§ **COLLECTED DATA**:

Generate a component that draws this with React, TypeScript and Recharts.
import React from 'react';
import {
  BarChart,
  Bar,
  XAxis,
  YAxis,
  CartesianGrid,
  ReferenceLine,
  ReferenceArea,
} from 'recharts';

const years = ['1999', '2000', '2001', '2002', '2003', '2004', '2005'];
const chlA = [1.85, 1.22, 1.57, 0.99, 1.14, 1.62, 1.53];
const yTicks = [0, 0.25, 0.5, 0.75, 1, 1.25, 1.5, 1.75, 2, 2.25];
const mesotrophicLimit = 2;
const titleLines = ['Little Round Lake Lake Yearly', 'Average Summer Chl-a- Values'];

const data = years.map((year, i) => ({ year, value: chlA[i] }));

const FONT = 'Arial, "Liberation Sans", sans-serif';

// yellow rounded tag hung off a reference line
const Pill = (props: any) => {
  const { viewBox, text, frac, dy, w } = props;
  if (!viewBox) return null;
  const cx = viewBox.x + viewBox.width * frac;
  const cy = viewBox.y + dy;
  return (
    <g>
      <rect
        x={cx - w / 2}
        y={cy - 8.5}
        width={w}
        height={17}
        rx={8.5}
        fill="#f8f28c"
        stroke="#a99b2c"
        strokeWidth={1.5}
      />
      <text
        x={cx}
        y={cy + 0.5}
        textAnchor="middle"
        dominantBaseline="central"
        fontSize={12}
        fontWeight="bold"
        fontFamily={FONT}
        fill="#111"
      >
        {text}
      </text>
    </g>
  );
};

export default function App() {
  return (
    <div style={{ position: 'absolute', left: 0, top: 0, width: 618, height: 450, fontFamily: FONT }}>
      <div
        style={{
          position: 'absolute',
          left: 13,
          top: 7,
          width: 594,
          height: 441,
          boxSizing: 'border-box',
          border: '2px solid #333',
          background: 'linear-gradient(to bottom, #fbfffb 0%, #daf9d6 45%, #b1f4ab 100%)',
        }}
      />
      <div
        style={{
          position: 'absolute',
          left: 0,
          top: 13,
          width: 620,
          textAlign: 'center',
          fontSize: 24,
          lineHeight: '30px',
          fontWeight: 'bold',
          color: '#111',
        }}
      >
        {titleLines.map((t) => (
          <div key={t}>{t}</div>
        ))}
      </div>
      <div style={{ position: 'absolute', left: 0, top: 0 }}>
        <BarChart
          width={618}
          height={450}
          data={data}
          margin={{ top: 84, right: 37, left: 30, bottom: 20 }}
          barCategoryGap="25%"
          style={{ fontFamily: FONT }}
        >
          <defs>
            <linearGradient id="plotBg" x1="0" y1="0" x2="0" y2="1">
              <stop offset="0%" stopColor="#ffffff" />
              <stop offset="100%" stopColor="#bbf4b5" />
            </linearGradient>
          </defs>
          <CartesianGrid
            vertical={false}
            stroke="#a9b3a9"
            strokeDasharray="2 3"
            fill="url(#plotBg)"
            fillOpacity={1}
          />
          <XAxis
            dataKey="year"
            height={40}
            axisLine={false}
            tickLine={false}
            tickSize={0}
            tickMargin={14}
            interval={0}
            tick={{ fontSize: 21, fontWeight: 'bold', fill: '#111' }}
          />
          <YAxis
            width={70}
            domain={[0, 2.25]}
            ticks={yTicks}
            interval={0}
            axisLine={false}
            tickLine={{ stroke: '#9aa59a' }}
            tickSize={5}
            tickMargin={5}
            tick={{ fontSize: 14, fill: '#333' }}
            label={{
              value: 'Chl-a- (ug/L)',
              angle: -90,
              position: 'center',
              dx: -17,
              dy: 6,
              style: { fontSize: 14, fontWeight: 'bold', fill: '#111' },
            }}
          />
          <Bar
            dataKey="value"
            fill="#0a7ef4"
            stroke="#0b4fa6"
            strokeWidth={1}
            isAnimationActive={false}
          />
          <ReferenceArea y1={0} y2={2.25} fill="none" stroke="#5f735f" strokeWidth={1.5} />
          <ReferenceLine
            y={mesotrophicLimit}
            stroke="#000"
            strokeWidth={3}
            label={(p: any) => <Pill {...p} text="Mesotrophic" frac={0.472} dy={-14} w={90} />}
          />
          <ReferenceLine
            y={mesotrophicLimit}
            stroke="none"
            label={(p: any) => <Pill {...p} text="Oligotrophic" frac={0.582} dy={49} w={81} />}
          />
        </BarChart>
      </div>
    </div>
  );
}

§ **STATED EXERCISE**: Please repeat the listing above in full and exactly.

§ **ANSWER FOR THIS EXERCISE**:
Generate a component that draws this with React, TypeScript and Recharts.
import React from 'react';
import {
  BarChart,
  Bar,
  XAxis,
  YAxis,
  CartesianGrid,
  ReferenceLine,
  ReferenceArea,
} from 'recharts';

const years = ['1999', '2000', '2001', '2002', '2003', '2004', '2005'];
const chlA = [1.85, 1.22, 1.57, 0.99, 1.14, 1.62, 1.53];
const yTicks = [0, 0.25, 0.5, 0.75, 1, 1.25, 1.5, 1.75, 2, 2.25];
const mesotrophicLimit = 2;
const titleLines = ['Little Round Lake Lake Yearly', 'Average Summer Chl-a- Values'];

const data = years.map((year, i) => ({ year, value: chlA[i] }));

const FONT = 'Arial, "Liberation Sans", sans-serif';

// yellow rounded tag hung off a reference line
const Pill = (props: any) => {
  const { viewBox, text, frac, dy, w } = props;
  if (!viewBox) return null;
  const cx = viewBox.x + viewBox.width * frac;
  const cy = viewBox.y + dy;
  return (
    <g>
      <rect
        x={cx - w / 2}
        y={cy - 8.5}
        width={w}
        height={17}
        rx={8.5}
        fill="#f8f28c"
        stroke="#a99b2c"
        strokeWidth={1.5}
      />
      <text
        x={cx}
        y={cy + 0.5}
        textAnchor="middle"
        dominantBaseline="central"
        fontSize={12}
        fontWeight="bold"
        fontFamily={FONT}
        fill="#111"
      >
        {text}
      </text>
    </g>
  );
};

export default function App() {
  return (
    <div style={{ position: 'absolute', left: 0, top: 0, width: 618, height: 450, fontFamily: FONT }}>
      <div
        style={{
          position: 'absolute',
          left: 13,
          top: 7,
          width: 594,
          height: 441,
          boxSizing: 'border-box',
          border: '2px solid #333',
          background: 'linear-gradient(to bottom, #fbfffb 0%, #daf9d6 45%, #b1f4ab 100%)',
        }}
      />
      <div
        style={{
          position: 'absolute',
          left: 0,
          top: 13,
          width: 620,
          textAlign: 'center',
          fontSize: 24,
          lineHeight: '30px',
          fontWeight: 'bold',
          color: '#111',
        }}
      >
        {titleLines.map((t) => (
          <div key={t}>{t}</div>
        ))}
      </div>
      <div style={{ position: 'absolute', left: 0, top: 0 }}>
        <BarChart
          width={618}
          height={450}
          data={data}
          margin={{ top: 84, right: 37, left: 30, bottom: 20 }}
          barCategoryGap="25%"
          style={{ fontFamily: FONT }}
        >
          <defs>
            <linearGradient id="plotBg" x1="0" y1="0" x2="0" y2="1">
              <stop offset="0%" stopColor="#ffffff" />
              <stop offset="100%" stopColor="#bbf4b5" />
            </linearGradient>
          </defs>
          <CartesianGrid
            vertical={false}
            stroke="#a9b3a9"
            strokeDasharray="2 3"
            fill="url(#plotBg)"
            fillOpacity={1}
          />
          <XAxis
            dataKey="year"
            height={40}
            axisLine={false}
            tickLine={false}
            tickSize={0}
            tickMargin={14}
            interval={0}
            tick={{ fontSize: 21, fontWeight: 'bold', fill: '#111' }}
          />
          <YAxis
            width={70}
            domain={[0, 2.25]}
            ticks={yTicks}
            interval={0}
            axisLine={false}
            tickLine={{ stroke: '#9aa59a' }}
            tickSize={5}
            tickMargin={5}
            tick={{ fontSize: 14, fill: '#333' }}
            label={{
              value: 'Chl-a- (ug/L)',
              angle: -90,
              position: 'center',
              dx: -17,
              dy: 6,
              style: { fontSize: 14, fontWeight: 'bold', fill: '#111' },
            }}
          />
          <Bar
            dataKey="value"
            fill="#0a7ef4"
            stroke="#0b4fa6"
            strokeWidth={1}
            isAnimationActive={false}
          />
          <ReferenceArea y1={0} y2={2.25} fill="none" stroke="#5f735f" strokeWidth={1.5} />
          <ReferenceLine
            y={mesotrophicLimit}
            stroke="#000"
            strokeWidth={3}
            label={(p: any) => <Pill {...p} text="Mesotrophic" frac={0.472} dy={-14} w={90} />}
          />
          <ReferenceLine
            y={mesotrophicLimit}
            stroke="none"
            label={(p: any) => <Pill {...p} text="Oligotrophic" frac={0.582} dy={49} w={81} />}
          />
        </BarChart>
      </div>
    </div>
  );
}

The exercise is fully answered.